## Exercise brief
Can you output the material exactly as written, minus any pictures it holds?
** start Provided material **
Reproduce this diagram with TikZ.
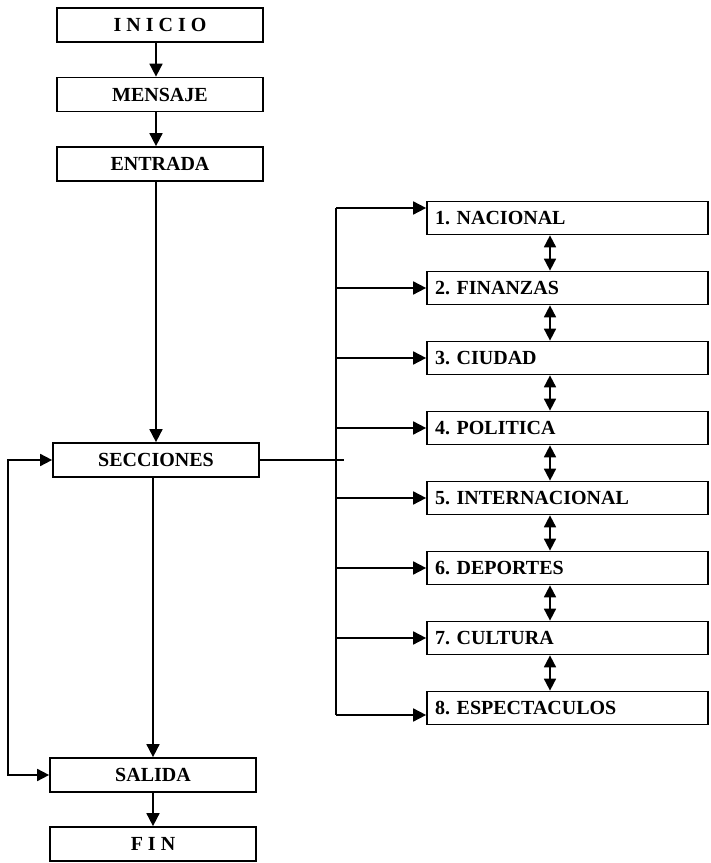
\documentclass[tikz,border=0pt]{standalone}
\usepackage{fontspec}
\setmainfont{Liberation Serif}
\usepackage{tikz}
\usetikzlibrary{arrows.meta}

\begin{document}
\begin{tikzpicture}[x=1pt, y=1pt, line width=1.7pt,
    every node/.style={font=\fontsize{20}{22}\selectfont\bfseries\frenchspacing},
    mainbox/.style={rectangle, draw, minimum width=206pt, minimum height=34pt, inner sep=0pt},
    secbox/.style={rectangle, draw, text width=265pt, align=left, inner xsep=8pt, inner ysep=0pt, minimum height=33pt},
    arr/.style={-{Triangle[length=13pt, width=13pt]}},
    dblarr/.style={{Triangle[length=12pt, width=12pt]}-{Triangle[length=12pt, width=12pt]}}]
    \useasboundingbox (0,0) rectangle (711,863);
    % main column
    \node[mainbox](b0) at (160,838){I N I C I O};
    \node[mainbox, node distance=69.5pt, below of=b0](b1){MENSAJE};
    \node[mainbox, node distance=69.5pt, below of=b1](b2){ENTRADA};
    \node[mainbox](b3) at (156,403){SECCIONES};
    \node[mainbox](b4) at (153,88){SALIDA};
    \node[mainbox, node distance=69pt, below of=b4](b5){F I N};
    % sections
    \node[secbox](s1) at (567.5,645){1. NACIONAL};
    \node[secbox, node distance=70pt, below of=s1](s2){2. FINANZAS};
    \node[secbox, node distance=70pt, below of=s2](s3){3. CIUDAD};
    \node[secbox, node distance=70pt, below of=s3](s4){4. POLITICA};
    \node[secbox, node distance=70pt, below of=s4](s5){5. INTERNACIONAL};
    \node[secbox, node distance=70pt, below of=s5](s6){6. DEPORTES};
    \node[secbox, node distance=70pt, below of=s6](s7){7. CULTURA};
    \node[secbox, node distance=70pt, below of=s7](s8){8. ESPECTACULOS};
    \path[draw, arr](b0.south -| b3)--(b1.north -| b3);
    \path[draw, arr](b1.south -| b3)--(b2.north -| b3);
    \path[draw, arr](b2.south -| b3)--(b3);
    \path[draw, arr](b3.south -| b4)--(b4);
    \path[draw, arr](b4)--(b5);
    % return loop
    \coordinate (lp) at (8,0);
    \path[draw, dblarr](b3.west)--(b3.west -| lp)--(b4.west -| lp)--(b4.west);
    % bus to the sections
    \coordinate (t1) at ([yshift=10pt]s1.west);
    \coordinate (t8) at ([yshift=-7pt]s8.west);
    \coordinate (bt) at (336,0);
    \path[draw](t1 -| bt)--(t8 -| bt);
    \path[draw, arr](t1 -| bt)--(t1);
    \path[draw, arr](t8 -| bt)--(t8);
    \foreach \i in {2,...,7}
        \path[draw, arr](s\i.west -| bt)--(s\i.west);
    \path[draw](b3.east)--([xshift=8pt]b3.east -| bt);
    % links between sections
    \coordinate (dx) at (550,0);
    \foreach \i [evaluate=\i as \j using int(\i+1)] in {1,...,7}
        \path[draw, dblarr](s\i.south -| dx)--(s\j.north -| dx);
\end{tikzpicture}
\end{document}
** end Provided material **
## Result for this exercise
Reproduce this diagram with TikZ.
\documentclass[tikz,border=0pt]{standalone}
\usepackage{fontspec}
\setmainfont{Liberation Serif}
\usepackage{tikz}
\usetikzlibrary{arrows.meta}

\begin{document}
\begin{tikzpicture}[x=1pt, y=1pt, line width=1.7pt,
    every node/.style={font=\fontsize{20}{22}\selectfont\bfseries\frenchspacing},
    mainbox/.style={rectangle, draw, minimum width=206pt, minimum height=34pt, inner sep=0pt},
    secbox/.style={rectangle, draw, text width=265pt, align=left, inner xsep=8pt, inner ysep=0pt, minimum height=33pt},
    arr/.style={-{Triangle[length=13pt, width=13pt]}},
    dblarr/.style={{Triangle[length=12pt, width=12pt]}-{Triangle[length=12pt, width=12pt]}}]
    \useasboundingbox (0,0) rectangle (711,863);
    % main column
    \node[mainbox](b0) at (160,838){I N I C I O};
    \node[mainbox, node distance=69.5pt, below of=b0](b1){MENSAJE};
    \node[mainbox, node distance=69.5pt, below of=b1](b2){ENTRADA};
    \node[mainbox](b3) at (156,403){SECCIONES};
    \node[mainbox](b4) at (153,88){SALIDA};
    \node[mainbox, node distance=69pt, below of=b4](b5){F I N};
    % sections
    \node[secbox](s1) at (567.5,645){1. NACIONAL};
    \node[secbox, node distance=70pt, below of=s1](s2){2. FINANZAS};
    \node[secbox, node distance=70pt, below of=s2](s3){3. CIUDAD};
    \node[secbox, node distance=70pt, below of=s3](s4){4. POLITICA};
    \node[secbox, node distance=70pt, below of=s4](s5){5. INTERNACIONAL};
    \node[secbox, node distance=70pt, below of=s5](s6){6. DEPORTES};
    \node[secbox, node distance=70pt, below of=s6](s7){7. CULTURA};
    \node[secbox, node distance=70pt, below of=s7](s8){8. ESPECTACULOS};
    \path[draw, arr](b0.south -| b3)--(b1.north -| b3);
    \path[draw, arr](b1.south -| b3)--(b2.north -| b3);
    \path[draw, arr](b2.south -| b3)--(b3);
    \path[draw, arr](b3.south -| b4)--(b4);
    \path[draw, arr](b4)--(b5);
    % return loop
    \coordinate (lp) at (8,0);
    \path[draw, dblarr](b3.west)--(b3.west -| lp)--(b4.west -| lp)--(b4.west);
    % bus to the sections
    \coordinate (t1) at ([yshift=10pt]s1.west);
    \coordinate (t8) at ([yshift=-7pt]s8.west);
    \coordinate (bt) at (336,0);
    \path[draw](t1 -| bt)--(t8 -| bt);
    \path[draw, arr](t1 -| bt)--(t1);
    \path[draw, arr](t8 -| bt)--(t8);
    \foreach \i in {2,...,7}
        \path[draw, arr](s\i.west -| bt)--(s\i.west);
    \path[draw](b3.east)--([xshift=8pt]b3.east -| bt);
    % links between sections
    \coordinate (dx) at (550,0);
    \foreach \i [evaluate=\i as \j using int(\i+1)] in {1,...,7}
        \path[draw, dblarr](s\i.south -| dx)--(s\j.north -| dx);
\end{tikzpicture}
\end{document}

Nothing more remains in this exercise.